Baba- whose parents were born in India- didn’t actually know what Sanskrit was when I first told him, so on numerous occasions has attempted to persuade me to take a modern language rather than Latin or some other “unmarketable” dialect. Something like German or Mandarin, something that I can use in the world of business or law- two fields that he somehow believes I can simultaneously enter post-Oxford. Two fields which I might have implied I would enter willingly were he to allow me to study Classics.

This inevitably leads to the question: ‘what are your plans after university?’ My father asks this with both frustration and glee, knowing what I’m about to say yet hoping I’ve changed my aims. My response that “I want to work in Pakistan on heritage conservation projects” is met with “this isn’t feasible, beta”, and honestly, he might be right.

When I was younger, I used to entertain these fantasies about me and my cousins living in Karachi all together, the way our parents’ generation did. The best memories of my childhood were spent in the marble-floored rooms of my grandfather’s house in Karachi, cultivating my obsession with Kanye’s ‘Graduation’; driving through gulleys looking at the crumbling billboards advertising Pakola; and most of all, being with my family.

I had no reason to think that this should end, not until my bhai moved to England to get a job. Following him, various other cousins began to migrate to the UK and beyond, leaving the house more desolate than I had ever known. It feels like a personal tragedy to see the plaster on the walls cracking and falling away, quickly as have the years for my Phophas and Khalas. As I see them age and grow weaker, my potentially-selfish worry grows: who will be left for me to return to? I don’t think it’s uncommon for much of the desi diaspora, whose links to the homeland can be negotiated through family or other indirect means, to worry that our identities might become estranged from their roots.

I don’t like the way that my father’s tone matches that of my relatives when they disparage their home. The fuel I use for nostalgia- from the welcoming sound of the Azaan to the softness of my Phopho’s hand on my head, and her tears when I leave- cannot surmount my guilt in knowing that it is not me but them who lay a claim to that country. A guilt that arises from the fact that even their most cynical feelings towards that country are more valid than my kindest fantasies.

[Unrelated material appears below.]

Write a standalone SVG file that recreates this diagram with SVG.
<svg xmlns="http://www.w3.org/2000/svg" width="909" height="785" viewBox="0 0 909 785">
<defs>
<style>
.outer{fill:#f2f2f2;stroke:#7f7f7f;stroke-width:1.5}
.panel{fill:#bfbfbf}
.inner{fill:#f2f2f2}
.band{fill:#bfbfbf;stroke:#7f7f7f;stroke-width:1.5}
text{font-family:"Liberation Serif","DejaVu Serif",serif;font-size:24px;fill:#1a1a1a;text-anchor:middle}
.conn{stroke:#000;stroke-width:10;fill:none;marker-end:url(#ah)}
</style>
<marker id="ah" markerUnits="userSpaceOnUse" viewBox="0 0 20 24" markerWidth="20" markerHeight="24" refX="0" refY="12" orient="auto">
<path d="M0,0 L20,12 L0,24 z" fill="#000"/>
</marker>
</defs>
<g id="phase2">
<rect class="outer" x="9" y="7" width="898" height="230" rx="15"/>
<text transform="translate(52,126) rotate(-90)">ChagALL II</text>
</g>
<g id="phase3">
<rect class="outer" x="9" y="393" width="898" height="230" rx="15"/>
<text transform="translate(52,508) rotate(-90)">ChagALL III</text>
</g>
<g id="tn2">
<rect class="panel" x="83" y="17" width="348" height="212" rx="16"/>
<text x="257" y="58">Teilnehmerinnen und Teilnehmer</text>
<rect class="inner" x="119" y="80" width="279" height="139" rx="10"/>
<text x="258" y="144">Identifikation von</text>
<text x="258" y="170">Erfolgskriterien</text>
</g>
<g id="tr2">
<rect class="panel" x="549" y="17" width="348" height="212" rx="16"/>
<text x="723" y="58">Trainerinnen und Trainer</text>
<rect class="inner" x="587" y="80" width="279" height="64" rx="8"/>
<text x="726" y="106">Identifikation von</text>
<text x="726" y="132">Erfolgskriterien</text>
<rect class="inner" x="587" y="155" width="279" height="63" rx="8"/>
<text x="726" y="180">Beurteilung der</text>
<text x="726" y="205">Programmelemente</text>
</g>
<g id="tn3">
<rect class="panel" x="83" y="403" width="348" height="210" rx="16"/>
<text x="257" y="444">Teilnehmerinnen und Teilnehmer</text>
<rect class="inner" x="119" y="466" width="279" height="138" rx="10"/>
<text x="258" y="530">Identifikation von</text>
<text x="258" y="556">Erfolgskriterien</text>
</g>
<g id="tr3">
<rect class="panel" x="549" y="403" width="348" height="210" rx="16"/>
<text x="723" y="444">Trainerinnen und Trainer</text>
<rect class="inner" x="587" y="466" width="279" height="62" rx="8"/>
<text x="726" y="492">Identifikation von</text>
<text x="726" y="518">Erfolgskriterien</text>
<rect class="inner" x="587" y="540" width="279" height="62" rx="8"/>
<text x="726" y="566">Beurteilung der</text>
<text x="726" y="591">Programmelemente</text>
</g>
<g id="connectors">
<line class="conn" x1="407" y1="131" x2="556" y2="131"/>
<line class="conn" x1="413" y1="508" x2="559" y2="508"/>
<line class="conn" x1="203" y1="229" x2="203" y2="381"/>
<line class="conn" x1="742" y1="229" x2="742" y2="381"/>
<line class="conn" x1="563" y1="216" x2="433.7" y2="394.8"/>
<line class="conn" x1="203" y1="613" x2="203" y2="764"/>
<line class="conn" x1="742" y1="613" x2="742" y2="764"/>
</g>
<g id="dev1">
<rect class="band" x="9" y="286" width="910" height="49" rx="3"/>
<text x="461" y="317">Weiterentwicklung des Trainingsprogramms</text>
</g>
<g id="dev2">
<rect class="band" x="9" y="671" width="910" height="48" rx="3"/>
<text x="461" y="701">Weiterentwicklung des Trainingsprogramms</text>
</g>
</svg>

My yearning to belong to the land in the way they do sounds as shallow as clichés about mango trees and sweltering heat.

It’s the hardest truth to accept that I might not have anything to ‘return’ to, because ‘returning’ requires that the home I have there be more than just a ghost made of memories.

More than this, however, is the thought that I might not be able to build a life from the foundations laid by my ancestors. Tasks that might be achieved with one phone call here require a plethora of connections to bypass the minefields of negligence and political complexity (just watch 10 minutes of Geo News and this will become evident).

Life there is hard, harder than I knew when I was too young to savour its apparent simplicity.

A time when my biggest irks with the place were cockroaches in the toilet or getting salmonella from tela-wala ice cream.

So, as my elderly relatives get older and my network there shrinks, my ability to live in Pakistan decreases. But not my desire.

Despite the possibility of the grass being greener on the other side of Eurasia, being there or even just-not-here feels more worthwhile. As impossible as it is to do the most basic of things in Pakistan, life in Britain feels no less dysfunctional. Plain to see are the endless tiers of bureaucracy and kafkaesque administration. When we live in abundance but with a deficit of time, things lose their sentimental value; the pleasure one might seek in cooking or seeing family is replaced by quick fixes and duty-driven decisions. I don’t want to be compelled to climb the corporate ladder and join the rat race. I want to go outside and be met with a crowded, odorous, but familiar reflection of the images I keep in my mind, where I can be soothed by the sound of my mother’s language wherever I go.

I want that to be my home, even though I’m not sure how that could be.